Given the costs and risks associated with litigation, it is hardly surprising that more than 99 percent of environmental disputes never make it into a court room. Yet even when a case makes it to court and pollution victims win, there are limits to victory. In one of China’s most well-known success stories, a chemical plant deemed to have harmed the local environment and health of citizens was ordered by a court to “stop the infringement,” a vague and virtually unenforceable order that did not lead to a significant change in the company’s pollution abatement practices. The more than 1,700 plaintiffs were awarded less than 2 percent of the compensation they requested.
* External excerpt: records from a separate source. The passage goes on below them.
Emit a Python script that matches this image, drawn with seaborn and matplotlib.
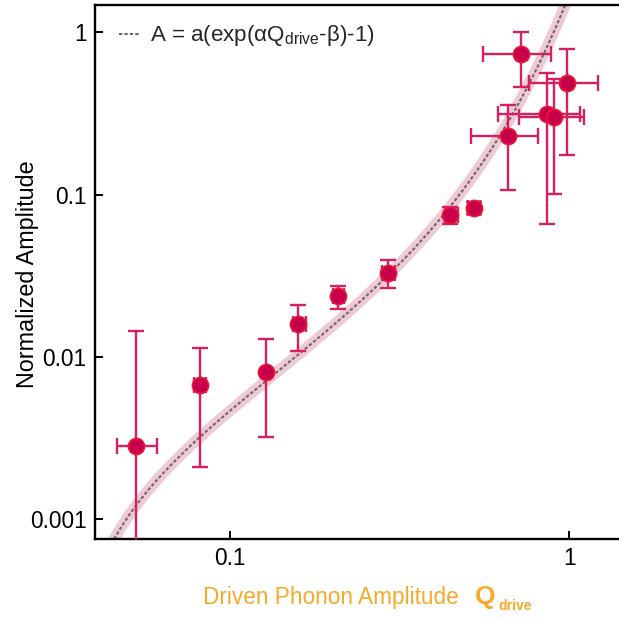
import numpy as np
import pandas as pd
import matplotlib
matplotlib.use("Agg")
import matplotlib.pyplot as plt
import seaborn as sns
from matplotlib.ticker import FixedLocator, FixedFormatter, NullLocator
from matplotlib.lines import Line2D

# ---------------- data ----------------
q_drive   = [0.0527, 0.0815, 0.1279, 0.159, 0.2088, 0.2919, 0.4446, 0.525, 0.659, 0.719, 0.859, 0.899, 0.986]
amplitude = [0.00283, 0.00675, 0.00812, 0.0160, 0.0237, 0.0331, 0.0749, 0.0824, 0.2317, 0.734, 0.316, 0.301, 0.489]
q_low     = [0.0463, 0.0784, 0.1279, 0.1538, 0.2007, 0.2812, 0.430, 0.503, 0.512, 0.556, 0.618, 0.711, 0.763]
q_high    = [0.0608, 0.0849, 0.1279, 0.1673, 0.2172, 0.3057, 0.470, 0.545, 0.808, 0.883, 1.078, 1.108, 1.213]
amp_low   = [0.0005, 0.0021, 0.00323, 0.01084, 0.0198, 0.0266, 0.0659, 0.0761, 0.107, 0.462, 0.0665, 0.101, 0.176]
amp_high  = [0.01456, 0.01143, 0.0130, 0.0210, 0.0276, 0.0398, 0.0836, 0.0901, 0.355, 1.0, 0.563, 0.519, 0.796]

# fit parameters of A = a(exp(alpha*Q - beta) - 1)
fit_a, fit_alpha, fit_beta = 0.0112, 5.2, 0.1716

x_ticks = [0.1, 1]
x_tick_labels = ["0.1", "1"]
y_ticks = [0.001, 0.01, 0.1, 1]
y_tick_labels = ["0.001", "0.01", "0.1", "1"]

legend_label = "A = a(exp(αQ$_{\\mathregular{drive}}$-β)-1)"
xlabel_main = "Driven Phonon Amplitude"
xlabel_q = "Q"
xlabel_sub = "drive"
ylabel = "Normalized Amplitude"

# ---------------- style ----------------
sns.set_theme(style="white")
plt.rcParams["font.family"] = ["Liberation Sans", "DejaVu Sans"]
plt.rcParams["mathtext.fontset"] = "custom"
plt.rcParams["mathtext.rm"] = "Liberation Sans"
plt.rcParams["mathtext.it"] = "Liberation Sans:italic"
plt.rcParams["mathtext.bf"] = "Liberation Sans:bold"

W = 619
fig = plt.figure(figsize=(6.19, 6.19), dpi=100)
ax = fig.add_axes([95 / W, 1 - 539 / W, (W - 95) / W, (539 - 5) / W])
ax.set_xscale("log")
ax.set_yscale("log")

# fit curve
q_fit = np.geomspace(0.0336, 1.6, 500)
a_fit = fit_a * (np.exp(fit_alpha * q_fit - fit_beta) - 1)
fit_df = pd.DataFrame({"Q": q_fit, "A": a_fit})
sns.lineplot(data=fit_df, x="Q", y="A", ax=ax, color="#efc3d3", lw=8, alpha=0.9,
             estimator=None, sort=False, legend=False, zorder=2, solid_capstyle="butt")
sns.lineplot(data=fit_df, x="Q", y="A", ax=ax, color="#6a6a6a", lw=1.5,
             estimator=None, sort=False, legend=False, zorder=2.5)
ax.lines[-1].set_linestyle((0, (1.6, 1.0)))

# error bars
q = np.array(q_drive); A = np.array(amplitude)
xerr = [q - np.array(q_low), np.array(q_high) - q]
yerr = [A - np.array(amp_low), np.array(amp_high) - A]
ax.errorbar(q, A, xerr=xerr, yerr=yerr, fmt="none", ecolor="#d81f62",
            elinewidth=1.7, capsize=5.5, capthick=1.7, zorder=3)

# markers
pts = pd.DataFrame({"Q": q_drive, "A": amplitude})
sns.scatterplot(data=pts, x="Q", y="A", ax=ax, s=135, color="#c8004c",
                edgecolor="#e8183a", linewidth=1.2, zorder=5, legend=False)

ax.set_xlim(0.0400, 1.402)
ax.set_ylim(7.57e-4, 1.477)

ax.xaxis.set_major_locator(FixedLocator(x_ticks))
ax.xaxis.set_major_formatter(FixedFormatter(x_tick_labels))
ax.xaxis.set_minor_locator(NullLocator())
ax.yaxis.set_major_locator(FixedLocator(y_ticks))
ax.yaxis.set_major_formatter(FixedFormatter(y_tick_labels))
ax.yaxis.set_minor_locator(NullLocator())
ax.tick_params(axis="both", which="major", direction="in", length=6, width=1.4,
               color="black", labelcolor="black", labelsize=16.4, pad=6,
               bottom=True, left=True, top=False, right=False)

for side in ["left", "bottom", "top"]:
    ax.spines[side].set_visible(True)
    ax.spines[side].set_color("black")
    ax.spines[side].set_linewidth(1.7)
ax.spines["right"].set_visible(False)

ax.set_xlabel("")
ax.set_ylabel(ylabel, fontsize=16.8, color="black")
ax.yaxis.set_label_coords((39 - 95) / (W - 95), 0.495)

# legend
handle = Line2D([], [], color="#6a6a6a", lw=1.5, linestyle=(0, (1.6, 1.0)))
ax.legend([handle], [legend_label], loc="center left",
          bbox_to_anchor=(119 / W, 1 - 36 / W), bbox_transform=fig.transFigure,
          frameon=False, fontsize=16.1, handlelength=0.95, handletextpad=0.45,
          borderpad=0, borderaxespad=0)

# x label (orange, with bold Q_drive)
orange = "#f7a928"
fig.text(203 / W, 15 / W, xlabel_main, color=orange, fontsize=16.3, ha="left", va="baseline")
fig.text(475 / W, 15 / W, xlabel_q, color=orange, fontsize=19, fontweight="bold", ha="left", va="baseline")
fig.text(498 / W, 9 / W, xlabel_sub, color=orange, fontsize=10, fontweight="bold", ha="left", va="baseline")

fig.savefig("out.png", dpi=100)
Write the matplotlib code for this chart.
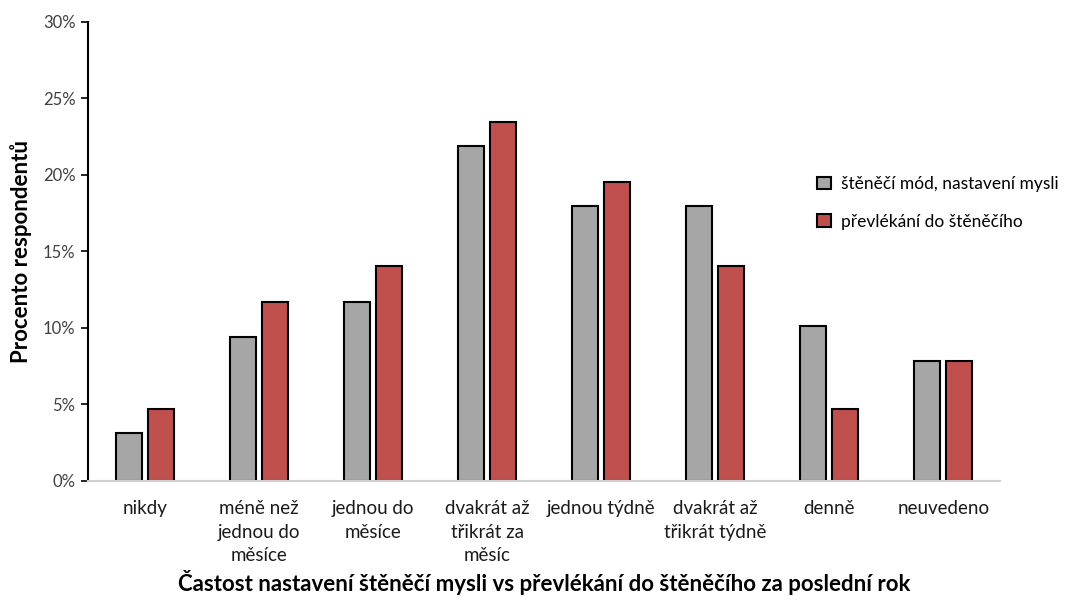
import numpy as np
import matplotlib
matplotlib.use('Agg')
import matplotlib.pyplot as plt
from matplotlib.ticker import FuncFormatter

plt.rcParams['font.family'] = ['Lato', 'DejaVu Sans']

# Data (podíl respondentů v %)
kategorie = ['nikdy', 'méně než\njednou do\nměsíce', 'jednou do\nměsíce',
             'dvakrát až\ntřikrát za\nměsíc', 'jednou týdně',
             'dvakrát až\ntřikrát týdně', 'denně', 'neuvedeno']
mod_mysli = [3.13, 9.38, 11.72, 21.88, 17.97, 17.97, 10.16, 7.81]
prevlekani = [4.69, 11.72, 14.06, 23.44, 19.53, 14.06, 4.69, 7.81]
nazvy = ['štěněčí mód, nastavení mysli', 'převlékání do štěněčího']

fig = plt.figure(figsize=(10.72, 6.01), dpi=100)
ax = fig.add_axes([0.0821, 0.1997, 0.851, 0.7637])

x = np.arange(len(kategorie))
w = 0.23
ax.bar(x - 0.14, mod_mysli, w, color='#A6A6A6', edgecolor='black', linewidth=1.5, label=nazvy[0])
ax.bar(x + 0.14, prevlekani, w, color='#C0504D', edgecolor='black', linewidth=1.5, label=nazvy[1])

ax.set_xlim(-0.5, len(kategorie) - 0.5)
ax.set_ylim(0, 30)
ax.set_yticks(range(0, 31, 5))
ax.yaxis.set_major_formatter(FuncFormatter(lambda v, p: f'{int(v)}%'))
ax.set_xticks(x)
ax.set_xticklabels(kategorie, fontsize=13.5, color='#1a1a1a', linespacing=1.45)
ax.tick_params(axis='x', length=0, pad=14)
ax.tick_params(axis='y', direction='out', length=5, width=1.2, labelsize=12, labelcolor='#404040', pad=4)

for s in ['top', 'right']:
    ax.spines[s].set_visible(False)
ax.spines['left'].set_linewidth(1.5)
ax.spines['bottom'].set_color('#D0D0D0')
ax.spines['bottom'].set_linewidth(1.5)

ax.set_ylabel('Procento respondentů', fontsize=16, fontweight='bold', labelpad=8)
ax.set_xlabel('Častost nastavení štěněčí mysli vs převlékání do štěněčího za poslední rok',
              fontsize=16, fontweight='bold', labelpad=4)

fig.legend(loc='upper left', bbox_to_anchor=(0.748, 0.733), frameon=False, fontsize=12.5,
           handlelength=0.75, handleheight=0.75, handletextpad=0.6, labelspacing=1.25)

fig.savefig('out.png', dpi=100)
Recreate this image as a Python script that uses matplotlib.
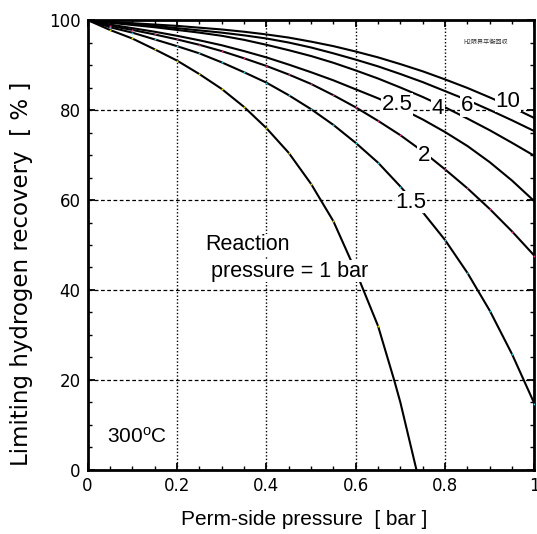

Despite these challenges, however, the courts yield an occasional, important victory for pollution victims and environmental protection. And the expansion of environmental litigation is not without influence on the political system. In some cases judges, lawyers, and activists have used the legal system to push the boundaries of the politically permissible. For example, more than sixty jurisdictions have established environmental courts, some of which have allowed social organizations or the government to sue polluters on behalf of the public. Successful policy innovations or lawsuits have spurred imitation or legitimated new practices such as the increased use of rights language. While experiments such as these have not fundamentally altered the Chinese political or legal systems, or tipped the balance in favor of environmental protection over economic growth, they may plant seeds of change. The bottom line is that, while courts are not the answer to China’s environmental problems, the environmental legal system is an important arena of modest innovation and cautious experimentation.